Common Beginner Mistakes When Balancing Cold Storage and Trading
Beginners often fail in this balancing act, leading to unnecessary risk. Avoid these pitfalls:
Mistake 1: "Just for a little leverage." The temptation to take 5% of your cold storage and use it for an extra high-leverage trade "just this once" is dangerous. This erodes the security buffer immediately. If you need more margin, follow the scheduled replenishment protocol.
Mistake 2: Treating Cold Storage as a Savings Account on the Exchange. Many traders deposit funds onto an exchange and consider them "safe enough" because they aren't actively trading them. This is incorrect. Funds on an exchange are subject to the exchange’s operational risk. If you are not actively trading a position, the funds should be withdrawn to cold storage.
Mistake 3: Poor Seed Phrase Management. If your hardware wallet is compromised, the seed phrase is the only recourse. Storing your seed phrase on a cloud drive, taking a picture of it, or writing it on a sticky note near your computer negates all the benefits of cold storage.
Mistake 4: Inconsistent Profit Withdrawal. Failing to withdraw trading profits back into cold storage means your "hot" capital pool constantly swells, increasing your overall exposure to exchange risk. Profits must be secured regularly.
Conclusion: Security is the Ultimate Strategy
Active futures trading is a game of skill, psychology, and timing. However, even the most brilliant trading strategy will fail if the underlying capital base is compromised. Cold storage management is not a secondary chore; it is the primary risk management layer that underpins all successful, long-term trading operations.

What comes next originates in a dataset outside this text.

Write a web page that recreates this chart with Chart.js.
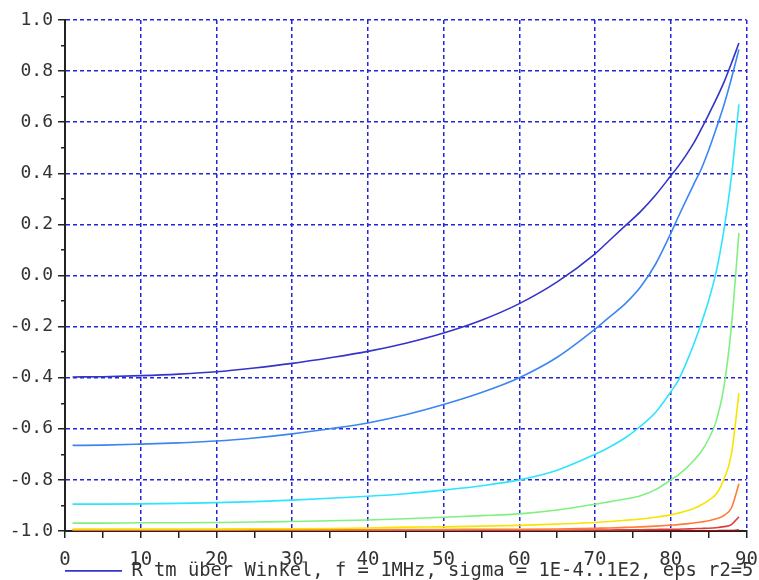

By rigorously adhering to segregation principles, establishing robust multi-signature security for your reserves, and treating transfers between cold and hot environments as deliberate, scheduled events, you ensure that your trading activities are funded by risk capital, while your wealth remains secure in the digital vault. In the volatile crypto markets, security is not just a feature—it is the foundation of sustainable profitability.